I never really got into the possibilities of build.zig. I really should do that soon.
I know we can do lots of things in there.
So question…
I am thinking about creating a “tiny” version of my chess engine as a fun side project.
The executable size of an “official tiny engine” is 4096 bytes max.
My “big” chess engine has a lot of compile time computed constants (lots of arrays).
That is blowing up the executable size of course.
So the plan is to stuff all these constants in a struct on the heap.
Is it possible to fill this heap-struct inside build.zig, thus avoiding runtime code. And somehow let this code execute at compiletime?
(Runtime code of course also consumes executable space).
I don’t think so? since the memory exists on the heap at runtime it must be set at runtime. it can either be set by copying bytes from rodata (i.e. potentially increasing the binary size), or by executing code that writes to that memory (i.e. potentially slowing down the execution of your program).
Are you sure your comptime code is the problem? Generally things should only show up in your executable’s data/rodata sections if runtime code actually references it, so moving your comptime code to build.zig and referencing it with @embedFile or by generating zig code that you @import isn’t likely to change the executable size.
One thing you could do more easily if you compute your arrays via build.zig is to compress them. Then when your program starts it can take the compressed byte arrays from @embedFile and decompress them into heap memory. Technically you could probably achieve the compression with just comptime code too, but it would likely be painfully slow to compile.

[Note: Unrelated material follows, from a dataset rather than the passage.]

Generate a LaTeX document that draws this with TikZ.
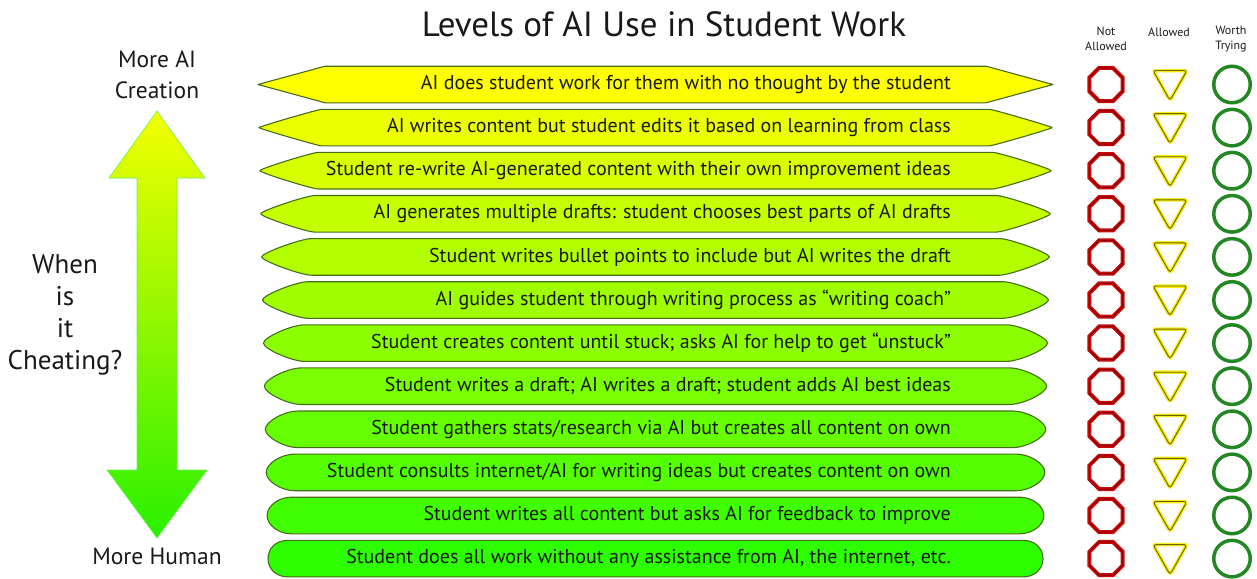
\documentclass[tikz,border=0pt]{standalone}
\usepackage{fontspec}
\setmainfont{PT Sans}
\usetikzlibrary{shapes.geometric}
\definecolor{txtc}{RGB}{25,25,25}
\definecolor{rowedge}{RGB}{70,110,25}
\definecolor{stopred}{RGB}{200,10,10}
\definecolor{stopdark}{RGB}{140,0,0}
\definecolor{yieldyel}{RGB}{245,235,20}
\definecolor{yielddark}{RGB}{110,100,0}
\definecolor{gogreen}{RGB}{35,135,35}
\definecolor{arrtop}{RGB}{245,255,0}
\definecolor{arrbot}{RGB}{40,240,0}
\tikzset{
  rowshape/.style={fill=rowfill, draw=rowedge, line width=1.1pt, line join=round},
  rowtext/.style={font=\fontsize{20}{22}\selectfont, text=txtc, inner sep=0pt, anchor=east},
  sidetext/.style={font=\fontsize{23.5}{31}\selectfont, text=txtc, align=center, inner sep=0pt},
  cheattext/.style={font=\fontsize{27}{32}\selectfont, text=txtc, align=center, inner sep=0pt},
  headtext/.style={font=\fontsize{12}{15}\selectfont, text=txtc, align=center, inner sep=0pt},
  octa/.style={regular polygon, regular polygon sides=8, minimum size=36pt, inner sep=0pt, draw=stopred, line width=4pt},
  octainner/.style={regular polygon, regular polygon sides=8, minimum size=36pt, inner sep=0pt, draw=stopdark, line width=1pt},
  ring/.style={circle, minimum size=36.5pt, inner sep=0pt, draw=gogreen, line width=3.5pt},
}
\begin{document}
\begin{tikzpicture}[x=1pt,y=-1pt]
\useasboundingbox (0,0) rectangle (1257,578);
% title
\node[font=\fontsize{35}{40}\selectfont, text=txtc, inner sep=0pt] (title) at (664,24) {Levels of AI Use in Student Work};
% column headers
\node[headtext] (hnot) at (1106,39) {Not\\Allowed};
\node[headtext] (hallow) at (1169,32) {Allowed};
\node[headtext] (hworth) at (1231,39) {Worth\\Trying};
% side labels
\node[sidetext] (moreai) at (157,75) {More AI\\Creation};
\node[cheattext] (cheat) at (65,315) {When\\is\\it\\Cheating?};
\node[sidetext] (morehuman) at (157,556) {More Human};
% big double arrow
\coordinate (atop) at (157,111);
\coordinate (abot) at (157,538);
\shade[top color=arrtop, bottom color=arrbot, draw=arrbot!70!white, line width=0.6pt]
  (atop) -- (205,178) -- (177,178) -- (177,470) -- (207,470) -- (abot)
  -- (107,470) -- (137,470) -- (137,178) -- (109,178) -- cycle;
% rows
\foreach \i/\txt in {
 0/{AI does student work for them with no thought by the student},
 1/{AI writes content but student edits it based on learning from class},
 2/{Student re-write AI-generated content with their own improvement ideas},
 3/{AI generates multiple drafts: student chooses best parts of AI drafts},
 4/{Student writes bullet points to include but AI writes the draft},
 5/{AI guides student through writing process as “writing coach”},
 6/{Student creates content until stuck; asks AI for help to get “unstuck”},
 7/{Student writes a draft; AI writes a draft; student adds AI best ideas},
 8/{Student gathers stats/research via AI but creates all content on own},
 9/{Student consults internet/AI for writing ideas but creates content on own},
 10/{Student writes all content but asks AI for feedback to improve},
 11/{Student does all work without any assistance from AI, the internet, etc.}}
{
 \pgfmathsetmacro\tt{\i/11}
 \pgfmathsetmacro\ry{84.5+43.1*\i}
 \pgfmathsetmacro\rl{258+10*\tt}
 \pgfmathsetmacro\rr{1053-10*\tt}
 \pgfmathsetmacro\rd{67-47*\tt}
 \pgfmathsetmacro\rk{0.58*\tt}
 \pgfmathsetmacro\rh{18.3}
 \pgfmathtruncatemacro\red{255-210*\tt}
 \definecolor{rowfill}{RGB}{\red,255,0}
 \path[rowshape] (\rl+\rd,\ry-\rh) -- (\rr-\rd,\ry-\rh)
   .. controls (\rr-\rd+\rk*\rd,\ry-\rh) and (\rr,\ry-\rk*\rh) .. (\rr,\ry)
   .. controls (\rr,\ry+\rk*\rh) and (\rr-\rd+\rk*\rd,\ry+\rh) .. (\rr-\rd,\ry+\rh)
   -- (\rl+\rd,\ry+\rh)
   .. controls (\rl+\rd-\rk*\rd,\ry+\rh) and (\rl,\ry+\rk*\rh) .. (\rl,\ry)
   .. controls (\rl,\ry-\rk*\rh) and (\rl+\rd-\rk*\rd,\ry-\rh) .. cycle;
 \node[rowtext] (row\i) at (951,\ry) {\txt};
 % symbols
 \node[octa] (no\i) at (1106,\ry) {};
 \node[octainner] (noi\i) at (1106,\ry) {};
 \coordinate (al\i) at (1170,\ry);
 \draw[yieldyel, line width=3.5pt, rounded corners=3pt] (1153,\ry-14) -- (1187,\ry-14) -- (1170,\ry+16) -- cycle;
 \draw[yielddark, line width=0.9pt, rounded corners=3pt] (1153,\ry-14) -- (1187,\ry-14) -- (1170,\ry+16) -- cycle;
 \node[ring] (wt\i) at (1232,\ry) {};
}
\end{tikzpicture}
\end{document}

That said, 4K is positively tiny! I don’t think even a zig hello world compiled with ReleaseSmall ends up that small on most platforms, so you probably won’t be able to afford a deflate decompressor. You could take a look at simpler compression algorithms though. I came up with one a few years back for use on highly resource-constrained microcontrollers that might work well if the data isn’t super random.
That small size makes me think it may make more sense to look into the demo scene (or old games) and what they are using, my guess would be lots of formulas and (deterministic) pseudo randomly generated data mixed with reused data that is reinterpreted in multiple ways and probably also hand crafted assembly, but I haven’t looked into what they actually use. (just heard some cool anecdotes like using the program code as textures)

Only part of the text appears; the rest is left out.